■ **Work to be completed**: All lines below must be repeated exactly, with the pictures omitted.

■ **Given material**:

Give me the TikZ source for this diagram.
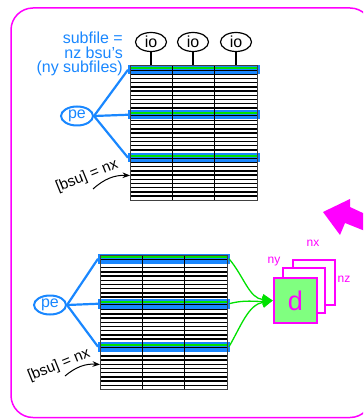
\documentclass[tikz,border=0pt]{standalone}
\usepackage{fontspec}
\setmainfont{Liberation Sans}
\usetikzlibrary{arrows.meta,positioning,shapes.geometric}

\definecolor{fileblue}{RGB}{25,135,255}
\definecolor{bsugreen}{RGB}{0,225,0}
\definecolor{dgreen}{RGB}{128,255,128}
\definecolor{mag}{RGB}{255,0,255}

% one striped file: name, left x, top y
\newcommand{\stripgrid}[3]{%
  \begin{scope}[shift={(#2,#3)}]
    \foreach \r in {0,...,32}
      \draw[line width=1.4pt] (0,-\r*4.2) -- (127,-\r*4.2);
    \foreach \o/\k in {1/1,-44/2,-87/3} {
      \fill[fileblue] (-2.5,\o) rectangle (129.5,\o-9.5);
      \draw[bsugreen,line width=2.2pt] (0,\o-3) -- (127,\o-3);
      \draw[line width=0.8pt] (0,\o-5) -- (127,\o-5);
      \coordinate (#1-l\k) at (-2,\o-4.75);
      \coordinate (#1-r\k) at (129,\o-4.75);
    }
    \foreach \c in {42.33,84.67}
      \draw[line width=1.2pt] (\c,0) -- (\c,-134.4);
    \draw[line width=1pt,black!75] (0,0) rectangle (127,-134.4);
    \coordinate (#1-top) at (0,1);
    \coordinate (#1-bsu) at (0,-109.5);
  \end{scope}}

\begin{document}
\begin{tikzpicture}[x=1pt,y=1pt,>=Stealth,
    txt/.style={font=\fontsize{16}{14.5}\selectfont,inner sep=0pt},
    ionode/.style={txt,draw,ellipse,line width=1.2pt,minimum width=31pt,minimum height=19pt},
    penode/.style={txt,text=fileblue,draw=fileblue,ellipse,line width=2pt,minimum width=32pt,minimum height=19pt},
    feed/.style={fileblue,line width=2.2pt},
    bsutext/.style={font=\fontsize{15}{15}\selectfont,inner sep=0pt,rotate=22},
    flow/.style={bsugreen,line width=1.3pt,-{Triangle[length=10pt,width=11pt]}},
    dbox/.style={draw=mag,line width=2.5pt},
    dim/.style={font=\fontsize{12}{12}\selectfont,text=mag,inner sep=0pt}]

    \useasboundingbox (0,0) rectangle (363,-419);
    \clip (0,0) rectangle (363,-419);

    \draw[mag,line width=1.5pt,rounded corners=22pt] (11,-8) rectangle (372,-417.5);

    % upper picture
    \stripgrid{g1}{130}{-66}

    \node[txt,text=fileblue,align=right,anchor=east] (subfile) at (123,-54)
      {subfile =\\ nz bsu's\\ (ny subfiles)};

    \foreach \x [count=\i] in {151,193,236} {
      \node[ionode] (io\i) at (\x,-42) {io};
      \draw[line width=1.5pt] (io\i) -- (io\i |- g1-top);
    }

    \node[penode] (pe1) at (77,-116) {pe};
    \foreach \k in {1,2,3}
      \draw[feed] (pe1.east) -- (g1-l\k);

    \node[bsutext] (bsu1) at (87,-176) {[bsu] = nx};
    \coordinate (bsu1-tail) at (93,-189);
    \draw[->,line width=1pt] (bsu1-tail) to[bend left=22] (g1-bsu);

    % lower picture
    \stripgrid{g2}{100}{-255}

    \node[penode] (pe2) at (50,-305) {pe};
    \foreach \k in {1,2,3}
      \draw[feed] (pe2.east) -- (g2-l\k);

    \node[bsutext] (bsu2) at (59,-365) {[bsu] = nx};
    \coordinate (bsu2-tail) at (65,-376);
    \draw[->,line width=1pt] (bsu2-tail) to[bend left=22] (g2-bsu);

    % the d array
    \draw[dbox,fill=white] (293,-260) rectangle (335,-305);
    \draw[dbox,fill=white] (283,-268) rectangle (325,-313);
    \node[dbox,fill=dgreen,minimum width=43pt,minimum height=45pt,
      text=mag,font=\fontsize{27}{27}\selectfont] (d) at (295.5,-300.5) {d};

    \node[dim] (nx) at (313,-243) {nx};
    \node[dim] (ny) at (274,-262) {ny};
    \node[dim] (nz) at (344,-279) {nz};

    \draw[flow] (g2-r1) to[out=-50,in=175] (d.west);
    \draw[flow] (g2-r2) to[out=15,in=185] (d.west);
    \draw[flow] (g2-r3) to[out=60,in=190] (d.west);

    % pointer at the right
    \fill[mag] (323,-212) -- (350,-199) -- (350,-207) -- (380,-221)
      -- (380,-237) -- (345,-223) -- (340,-235) -- cycle;
\end{tikzpicture}
\end{document}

■ **Solution to the problem**:
Give me the TikZ source for this diagram.
\documentclass[tikz,border=0pt]{standalone}
\usepackage{fontspec}
\setmainfont{Liberation Sans}
\usetikzlibrary{arrows.meta,positioning,shapes.geometric}

\definecolor{fileblue}{RGB}{25,135,255}
\definecolor{bsugreen}{RGB}{0,225,0}
\definecolor{dgreen}{RGB}{128,255,128}
\definecolor{mag}{RGB}{255,0,255}

% one striped file: name, left x, top y
\newcommand{\stripgrid}[3]{%
  \begin{scope}[shift={(#2,#3)}]
    \foreach \r in {0,...,32}
      \draw[line width=1.4pt] (0,-\r*4.2) -- (127,-\r*4.2);
    \foreach \o/\k in {1/1,-44/2,-87/3} {
      \fill[fileblue] (-2.5,\o) rectangle (129.5,\o-9.5);
      \draw[bsugreen,line width=2.2pt] (0,\o-3) -- (127,\o-3);
      \draw[line width=0.8pt] (0,\o-5) -- (127,\o-5);
      \coordinate (#1-l\k) at (-2,\o-4.75);
      \coordinate (#1-r\k) at (129,\o-4.75);
    }
    \foreach \c in {42.33,84.67}
      \draw[line width=1.2pt] (\c,0) -- (\c,-134.4);
    \draw[line width=1pt,black!75] (0,0) rectangle (127,-134.4);
    \coordinate (#1-top) at (0,1);
    \coordinate (#1-bsu) at (0,-109.5);
  \end{scope}}

\begin{document}
\begin{tikzpicture}[x=1pt,y=1pt,>=Stealth,
    txt/.style={font=\fontsize{16}{14.5}\selectfont,inner sep=0pt},
    ionode/.style={txt,draw,ellipse,line width=1.2pt,minimum width=31pt,minimum height=19pt},
    penode/.style={txt,text=fileblue,draw=fileblue,ellipse,line width=2pt,minimum width=32pt,minimum height=19pt},
    feed/.style={fileblue,line width=2.2pt},
    bsutext/.style={font=\fontsize{15}{15}\selectfont,inner sep=0pt,rotate=22},
    flow/.style={bsugreen,line width=1.3pt,-{Triangle[length=10pt,width=11pt]}},
    dbox/.style={draw=mag,line width=2.5pt},
    dim/.style={font=\fontsize{12}{12}\selectfont,text=mag,inner sep=0pt}]

    \useasboundingbox (0,0) rectangle (363,-419);
    \clip (0,0) rectangle (363,-419);

    \draw[mag,line width=1.5pt,rounded corners=22pt] (11,-8) rectangle (372,-417.5);

    % upper picture
    \stripgrid{g1}{130}{-66}

    \node[txt,text=fileblue,align=right,anchor=east] (subfile) at (123,-54)
      {subfile =\\ nz bsu's\\ (ny subfiles)};

    \foreach \x [count=\i] in {151,193,236} {
      \node[ionode] (io\i) at (\x,-42) {io};
      \draw[line width=1.5pt] (io\i) -- (io\i |- g1-top);
    }

    \node[penode] (pe1) at (77,-116) {pe};
    \foreach \k in {1,2,3}
      \draw[feed] (pe1.east) -- (g1-l\k);

    \node[bsutext] (bsu1) at (87,-176) {[bsu] = nx};
    \coordinate (bsu1-tail) at (93,-189);
    \draw[->,line width=1pt] (bsu1-tail) to[bend left=22] (g1-bsu);

    % lower picture
    \stripgrid{g2}{100}{-255}

    \node[penode] (pe2) at (50,-305) {pe};
    \foreach \k in {1,2,3}
      \draw[feed] (pe2.east) -- (g2-l\k);

    \node[bsutext] (bsu2) at (59,-365) {[bsu] = nx};
    \coordinate (bsu2-tail) at (65,-376);
    \draw[->,line width=1pt] (bsu2-tail) to[bend left=22] (g2-bsu);

    % the d array
    \draw[dbox,fill=white] (293,-260) rectangle (335,-305);
    \draw[dbox,fill=white] (283,-268) rectangle (325,-313);
    \node[dbox,fill=dgreen,minimum width=43pt,minimum height=45pt,
      text=mag,font=\fontsize{27}{27}\selectfont] (d) at (295.5,-300.5) {d};

    \node[dim] (nx) at (313,-243) {nx};
    \node[dim] (ny) at (274,-262) {ny};
    \node[dim] (nz) at (344,-279) {nz};

    \draw[flow] (g2-r1) to[out=-50,in=175] (d.west);
    \draw[flow] (g2-r2) to[out=15,in=185] (d.west);
    \draw[flow] (g2-r3) to[out=60,in=190] (d.west);

    % pointer at the right
    \fill[mag] (323,-212) -- (350,-199) -- (350,-207) -- (380,-221)
      -- (380,-237) -- (345,-223) -- (340,-235) -- cycle;
\end{tikzpicture}
\end{document}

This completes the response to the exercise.